The story revolves around a young girl, Matilda, who is gifted with a superb intellect and a love for books, but she is unloved by her superficial parents, Mr. and Mrs. Wormwood, who abhor reading. At school, she quickly earns the disdain of the tyrannical headmistress, Miss Trunchbull, while the kind teacher Miss Honey resolves to help Matilda upon realizing her intellectual capabilities. Then, with the help of her classmates, Matilda incites a rebellion against Miss Trunchbull and successfully overthrows her before choosing to leave her cruel family to live with Miss Honey, her true protector and ally.
Although the story felt lacking in linearity, especially in the second act, it did reach a satisfying conclusion when Matilda found a happy ending of her own. It left an optimistic final touch on what was otherwise a laughably dark (and simultaneously saddening) story.
However, it proved difficult to focus on the story’s flaws when the performance itself was so engaging because every actor did an excellent job of bringing their character to life. Mrs. Wormwood in particular blew the crowd away, earning gasps from the audience when she revealed her dress for her number “Loud,” where she showed off her dancing skills — and yes, she did it in heels.
Miss Trunchbull, played by junior Greyson Guzman, similarly had an impressive stage presence.
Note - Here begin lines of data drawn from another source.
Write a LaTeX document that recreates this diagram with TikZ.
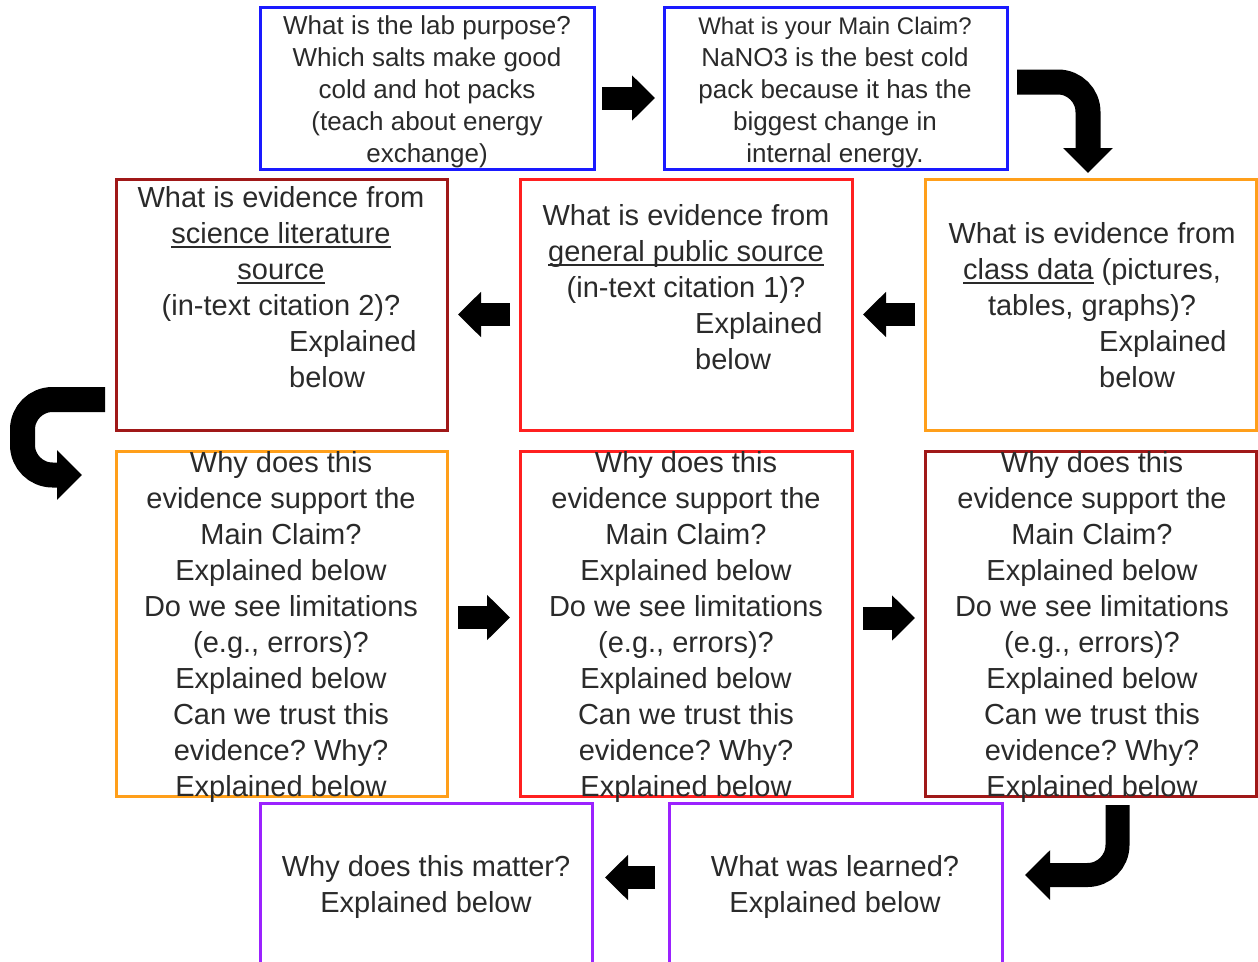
\documentclass[tikz,border=0pt]{standalone}
\usepackage{fontspec}
\setmainfont{Liberation Sans}
\usetikzlibrary{arrows.meta}
\definecolor{cblue}{HTML}{1A1AFF}
\definecolor{cred}{HTML}{FF2020}
\definecolor{cdred}{HTML}{A01818}
\definecolor{corange}{HTML}{FF9F1A}
\definecolor{cpurple}{HTML}{9B22FF}
\definecolor{txtc}{HTML}{2A2A2A}
\newsavebox\ulbox
\newcommand\uln[1]{\sbox\ulbox{#1}\rlap{\rule[-4pt]{\wd\ulbox}{2pt}}\usebox\ulbox}
\newcommand\sa{\rule{0pt}{30pt}}
\newcommand\sbb{\rule{0pt}{27pt}}
\frenchspacing
\begin{document}
\begin{tikzpicture}[x=1pt,y=-1pt,
  box/.style={draw, line width=3pt, inner sep=0pt, rectangle},
  txt/.style={anchor=north, inner sep=0pt, align=center, font=\fontsize{29}{36}\selectfont, text=txtc},
  txtl/.style={txt, anchor=north west, align=left},
  toptxt/.style={txt, font=\fontsize{26}{32}\selectfont},
  barrow/.style={draw=black, line width=23pt, -{Triangle[length=23pt,width=44pt]}},
  bentarrow/.style={draw=black, line width=25pt, rounded corners=30pt, -{Triangle[length=25pt,width=48pt]}}]
\useasboundingbox (0,0) rectangle (1258,961);
\clip (0,0) rectangle (1258,961);

% boxes
\node[box, draw=cblue, minimum width=334pt, minimum height=162pt] (top1) at (427,88) {};
\node[box, draw=cblue, minimum width=343pt, minimum height=162pt] (top2) at (835.5,88) {};
\node[box, draw=cdred, minimum width=331pt, minimum height=251pt] (bA) at (281.5,304.5) {};
\node[box, draw=cred, minimum width=332pt, minimum height=251pt] (bB) at (686,304.5) {};
\node[box, draw=corange, minimum width=331pt, minimum height=251pt] (bC) at (1090.5,304.5) {};
\node[box, draw=corange, minimum width=331pt, minimum height=345pt] (bD) at (281.5,623.5) {};
\node[box, draw=cred, minimum width=332pt, minimum height=345pt] (bE) at (686,623.5) {};
\node[box, draw=cdred, minimum width=331pt, minimum height=345pt] (bF) at (1090.5,623.5) {};
\node[box, draw=cpurple, minimum width=332pt, minimum height=197pt] (bG) at (426,901.5) {};
\node[box, draw=cpurple, minimum width=333pt, minimum height=197pt] (bH) at (835.5,901.5) {};

% texts
\node[toptxt] (t1) at (427,7.4) {\sbb What is the lab purpose?\\Which salts make good\\cold and hot packs\\(teach about energy\\exchange)};
\node[toptxt] (t2) at (835,7.4) {\sbb{\fontsize{24}{32}\selectfont What is your Main Claim?}\\NaNO3 is the best cold\\pack because it has the\\biggest change in\\internal energy.};

\node[txt] (tA) at (281,177.5) {\sa What is evidence from\\\uln{science literature}\\\uln{source}\\(in-text citation 2)?};
\node[txtl] (eA) at (289,321.5) {\sa Explained\\below};
\node[txt] (tB) at (686,195.5) {\sa What is evidence from\\\uln{general public source}\\(in-text citation 1)?};
\node[txtl] (eB) at (695,303.5) {\sa Explained\\below};
\node[txt] (tC) at (1092,213.5) {\sa What is evidence from\\\uln{class data} (pictures,\\tables, graphs)?};
\node[txtl] (eC) at (1099,321.5) {\sa Explained\\below};

\node[txt] (tD) at (281,442.5) {\sa Why does this\\evidence support the\\Main Claim?\\Explained below\\Do we see limitations\\(e.g., errors)?\\Explained below\\Can we trust this\\evidence? Why?\\Explained below};
\node[txt] (tE) at (686,442.5) {\sa Why does this\\evidence support the\\Main Claim?\\Explained below\\Do we see limitations\\(e.g., errors)?\\Explained below\\Can we trust this\\evidence? Why?\\Explained below};
\node[txt] (tF) at (1092,442.5) {\sa Why does this\\evidence support the\\Main Claim?\\Explained below\\Do we see limitations\\(e.g., errors)?\\Explained below\\Can we trust this\\evidence? Why?\\Explained below};

\node[txt] (tG) at (426,846.5) {\sa Why does this matter?\\Explained below};
\node[txt] (tH) at (835,846.5) {\sa What was learned?\\Explained below};

% arrow end points
\coordinate (a1s) at (602,98);   \coordinate (a1e) at (655,98);
\coordinate (a2s) at (915,314.5); \coordinate (a2e) at (863,314.5);
\coordinate (a3s) at (510,314.5); \coordinate (a3e) at (458,314.5);
\coordinate (a4s) at (458,617.5); \coordinate (a4e) at (510,617.5);
\coordinate (a5s) at (863,618);  \coordinate (a5e) at (915,618);
\coordinate (a6s) at (655,877.5); \coordinate (a6e) at (605,877.5);
\coordinate (b1s) at (1017,82);  \coordinate (b1e) at (1088,173);
\coordinate (b2s) at (105,399.5); \coordinate (b2e) at (82,475);
\coordinate (b3s) at (1117.5,805); \coordinate (b3e) at (1025,875);

\draw[barrow] (a1s) -- (a1e);
\draw[barrow] (a2s) -- (a2e);
\draw[barrow] (a3s) -- (a3e);
\draw[barrow] (a4s) -- (a4e);
\draw[barrow] (a5s) -- (a5e);
\draw[barrow] (a6s) -- (a6e);
\draw[bentarrow] (b1s) -- (b1e |- b1s) -- (b1e);
\draw[bentarrow] (b2s) -- (22.5,399.5) -- (22.5,475) -- (b2e);
\draw[bentarrow, line width=24pt] (b3s) -- (b3s |- b3e) -- (b3e);
\end{tikzpicture}
\end{document}
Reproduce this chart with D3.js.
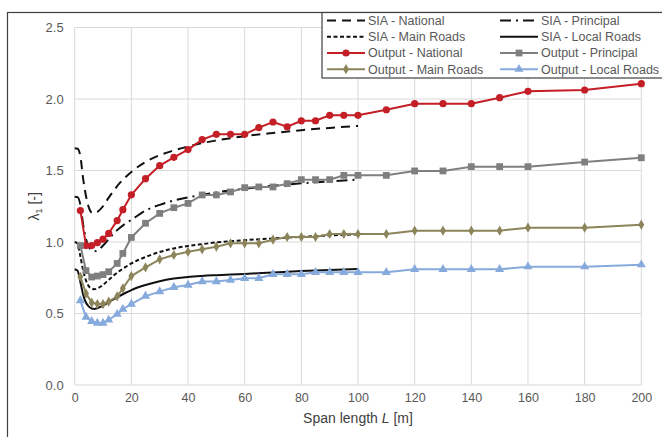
<!DOCTYPE html>
<html><head><meta charset="utf-8">
<script src="https://cdn.jsdelivr.net/npm/d3@7"></script>
<style>
html,body{margin:0;padding:0;background:#fff;}
svg{display:block;font-family:"Liberation Sans",Arial,sans-serif;}
</style></head>
<body>
<svg id="chart" width="662" height="437"></svg>
<script>
// ---- data ----
const spanOut = [2,4,6,8,10,12,15,17,20,25,30,35,40,45,50,55,60,65,70,75,80,85,90,95,100,110,120,130,140,150,160,180,200];
const outNational = [1.22,0.975,0.975,0.995,1.02,1.06,1.15,1.226,1.33,1.443,1.534,1.592,1.646,1.716,1.753,1.753,1.753,1.80,1.839,1.806,1.848,1.848,1.886,1.886,1.886,1.925,1.967,1.967,1.967,2.009,2.054,2.063,2.107];
const outPrincipal = [0.975,0.80,0.755,0.762,0.772,0.792,0.85,0.92,1.032,1.131,1.20,1.24,1.27,1.329,1.329,1.35,1.38,1.385,1.385,1.408,1.436,1.436,1.436,1.466,1.466,1.466,1.497,1.497,1.527,1.527,1.527,1.559,1.589];
const outMainRoads = [0.757,0.64,0.576,0.566,0.566,0.583,0.62,0.676,0.762,0.823,0.879,0.909,0.932,0.949,0.967,0.991,0.991,0.991,1.016,1.035,1.035,1.035,1.056,1.056,1.056,1.056,1.079,1.079,1.079,1.079,1.10,1.10,1.121];
const outLocalRoads = [0.59,0.475,0.445,0.433,0.433,0.455,0.495,0.53,0.566,0.622,0.653,0.683,0.699,0.723,0.723,0.734,0.746,0.746,0.774,0.774,0.774,0.788,0.788,0.788,0.788,0.788,0.809,0.809,0.809,0.809,0.827,0.827,0.841];

const spanSIA = [0,1,2,3,4,5,6,7,8,10,12,14,16,18,20,25,30,35,40,45,50,60,70,80,90,100];
const siaNational = [1.655,1.652,1.60,1.44,1.32,1.24,1.205,1.20,1.21,1.25,1.31,1.365,1.415,1.455,1.49,1.56,1.607,1.64,1.668,1.692,1.71,1.74,1.762,1.782,1.798,1.812];
const siaPrincipal = [1.317,1.314,1.26,1.12,1.02,0.965,0.94,0.935,0.94,0.975,1.02,1.065,1.10,1.13,1.155,1.22,1.26,1.29,1.312,1.33,1.347,1.373,1.393,1.41,1.424,1.436];
const siaMainRoads = [1.0,0.99,0.90,0.80,0.73,0.69,0.675,0.67,0.675,0.70,0.735,0.77,0.80,0.826,0.85,0.895,0.93,0.955,0.972,0.985,0.997,1.013,1.025,1.036,1.046,1.054];
const siaLocalRoads = [0.81,0.80,0.72,0.63,0.575,0.548,0.535,0.532,0.537,0.555,0.58,0.603,0.624,0.645,0.664,0.699,0.726,0.744,0.756,0.763,0.768,0.777,0.787,0.797,0.805,0.812];

const xTicks = [0,20,40,60,80,100,120,140,160,180,200];
const yTicks = [0,0.5,1.0,1.5,2.0,2.5];

// ---- series styling ----
const siaSeries = [
  {name:"SIA - National", vals:siaNational, dash:"9,6"},
  {name:"SIA - Principal", vals:siaPrincipal, dash:"11,5,2,5"},
  {name:"SIA - Main Roads", vals:siaMainRoads, dash:"4,2.5"},
  {name:"SIA - Local Roads", vals:siaLocalRoads, dash:null}
];
const outSeries = [
  {name:"Output - National", vals:outNational, color:"#c41e26", marker:"circle"},
  {name:"Output - Principal", vals:outPrincipal, color:"#7f7f7f", marker:"square"},
  {name:"Output - Main Roads", vals:outMainRoads, color:"#8c845a", marker:"diamond"},
  {name:"Output - Local Roads", vals:outLocalRoads, color:"#86aadc", marker:"triangle"}
];

const svg = d3.select("#chart");
const x = d3.scaleLinear().domain([0,200]).range([74.7,641.3]);
const y = d3.scaleLinear().domain([0,2.5]).range([385,27.5]);

// outer border
svg.append("rect").attr("x",7.5).attr("y",12.5).attr("width",720).attr("height",500)
  .attr("fill","#fff").attr("stroke","#404040").attr("stroke-width",1.2);

// gridlines
const g = svg.append("g");
g.selectAll(".hg").data(yTicks).join("line")
  .attr("x1",x(0)).attr("x2",x(200)).attr("y1",d=>y(d)).attr("y2",d=>y(d))
  .attr("stroke","#d9d9d9").attr("stroke-width",1);
g.selectAll(".vg").data(xTicks).join("line")
  .attr("y1",y(0)).attr("y2",y(2.5)).attr("x1",d=>x(d)).attr("x2",d=>x(d))
  .attr("stroke","#d9d9d9").attr("stroke-width",1);

// axes (labels only)
const xAxis = d3.axisBottom(x).tickValues(xTicks).tickSize(0).tickPadding(8).tickFormat(d3.format("d"));
const xa = svg.append("g").attr("transform",`translate(0,${y(0)})`).call(xAxis);
xa.select(".domain").remove();
xa.selectAll("text").attr("fill","#595959").attr("font-size","12.5px").attr("font-family","Liberation Sans, Arial, sans-serif");

const yAxis = d3.axisLeft(y).tickValues(yTicks).tickSize(0).tickPadding(11).tickFormat(d3.format(".1f"));
const ya = svg.append("g").attr("transform",`translate(${x(0)},0)`).call(yAxis);
ya.select(".domain").remove();
ya.selectAll("text").attr("fill","#595959").attr("font-size","13px").attr("font-family","Liberation Sans, Arial, sans-serif");

// axis titles
const xt = svg.append("text").attr("x",(x(0)+x(200))/2).attr("y",423).attr("text-anchor","middle")
  .attr("font-size","14px").attr("fill","#404040");
xt.append("tspan").text("Span length ");
xt.append("tspan").attr("font-style","italic").text("L");
xt.append("tspan").text(" [m]");

const yt = svg.append("text").attr("transform",`translate(39,${(y(0)+y(2.5))/2}) rotate(-90)`)
  .attr("text-anchor","middle").attr("font-size","14px").attr("fill","#404040");
yt.append("tspan").text("λ");
yt.append("tspan").attr("font-size","9px").attr("dy","3").text("1");
yt.append("tspan").attr("dy","-3").text(" [-]");

// SIA curves
const siaLine = d3.line().x((d,i)=>x(spanSIA[i])).y(d=>y(d)).curve(d3.curveMonotoneX);
siaSeries.forEach(s=>{
  svg.append("path").attr("d",siaLine(s.vals)).attr("fill","none")
    .attr("stroke","#111").attr("stroke-width",2)
    .attr("stroke-dasharray",s.dash);
});

// marker helper
function marker(sel, type, color){
  if(type==="circle") return sel.append("circle").attr("r",3.6).attr("fill",color);
  const sym = {square:d3.symbolSquare, diamond:d3.symbolDiamond, triangle:d3.symbolTriangle}[type];
  const size = {square:46, diamond:30, triangle:36}[type];
  return sel.append("path").attr("d",d3.symbol().type(sym).size(size)()).attr("fill",color);
}

// output series
const outLine = d3.line().x((d,i)=>x(spanOut[i])).y(d=>y(d));
outSeries.forEach(s=>{
  svg.append("path").attr("d",outLine(s.vals)).attr("fill","none")
    .attr("stroke",s.color).attr("stroke-width",2);
  s.vals.forEach((v,i)=>{
    const mg = svg.append("g").attr("transform",`translate(${x(spanOut[i])},${y(v)})`);
    marker(mg, s.marker, s.color);
  });
});

// legend
const lg = svg.append("g");
lg.append("rect").attr("x",322).attr("y",12.5).attr("width",400).attr("height",65.5)
  .attr("fill","#fff").attr("stroke","#404040").attr("stroke-width",1.2);
const rowsY = [20.5,36.7,53,69.2];
const cols = [{x0:327,x1:365,tx:368},{x0:500,x1:538,tx:541}];
const legendItems = [
  {s:siaSeries[0],r:0,c:0,type:"sia"},{s:siaSeries[1],r:0,c:1,type:"sia"},
  {s:siaSeries[2],r:1,c:0,type:"sia"},{s:siaSeries[3],r:1,c:1,type:"sia"},
  {s:outSeries[0],r:2,c:0,type:"out"},{s:outSeries[1],r:2,c:1,type:"out"},
  {s:outSeries[2],r:3,c:0,type:"out"},{s:outSeries[3],r:3,c:1,type:"out"}
];
legendItems.forEach(it=>{
  const c = cols[it.c], yy = rowsY[it.r];
  const ln = lg.append("line").attr("x1",c.x0).attr("x2",c.x1).attr("y1",yy).attr("y2",yy)
    .attr("stroke-width",2);
  if(it.type==="sia"){
    ln.attr("stroke","#111").attr("stroke-dasharray",it.s.dash);
  } else {
    ln.attr("stroke",it.s.color);
    const mg = lg.append("g").attr("transform",`translate(${(c.x0+c.x1)/2},${yy})`);
    marker(mg, it.s.marker, it.s.color);
  }
  lg.append("text").attr("x",c.tx).attr("y",yy).attr("dy","0.35em")
    .attr("font-size","12.5px").attr("fill","#595959").text(it.s.name);
});
</script>
</body></html>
Everything about his performance, even down to his body language and clothing emanated intimidation. His upright posture, hands clasped behind his back, made it seem so that Miss Trunchbull perpetually domineered over the children whom she deemed maggots, while the militaristic design of his costume clearly conveyed his character’s fixation on obedience above all else.
As for vocals, Miss Honey, played by junior Adah Chamberlain, showed off her wonderful voice in her ballads. With lovely vibrato, her singing resonated throughout the auditorium in what were some of the show’s most emotional songs, letting the audience feel Miss Honey’s inner turmoil alongside her.
Meanwhile, the colorful set filled the entire stage with intrigue. No one portion of the stage looked boring; even in scenes where the actors were concentrated only on a certain side of the stage, efforts were made to liven it up a bit, such as having actual actors represent the escapologist and acrobat as Matilda told her gripping story in the library. The set of the Wormwoods’ house was always a welcome sight for the eyes; cruel though the Wormwoods may be, the cheery yellow wallpaper always seemed to anticipate whatever hilarious scene would come next. And let’s not forget the laughter that came from the audience when the massive Chokey dropped down and Miss Trunchbull commented, almost flippantly, “I’ve been busy.”
Overall, it’s truly miraculous that a production this successful could be put together by a force consisting mostly of students, but they pulled it off, and they pulled it off well. With glowing reviews across the board, Klein Drama’s production of “Matilda” is sure to go down as one of their most beloved shows of all time.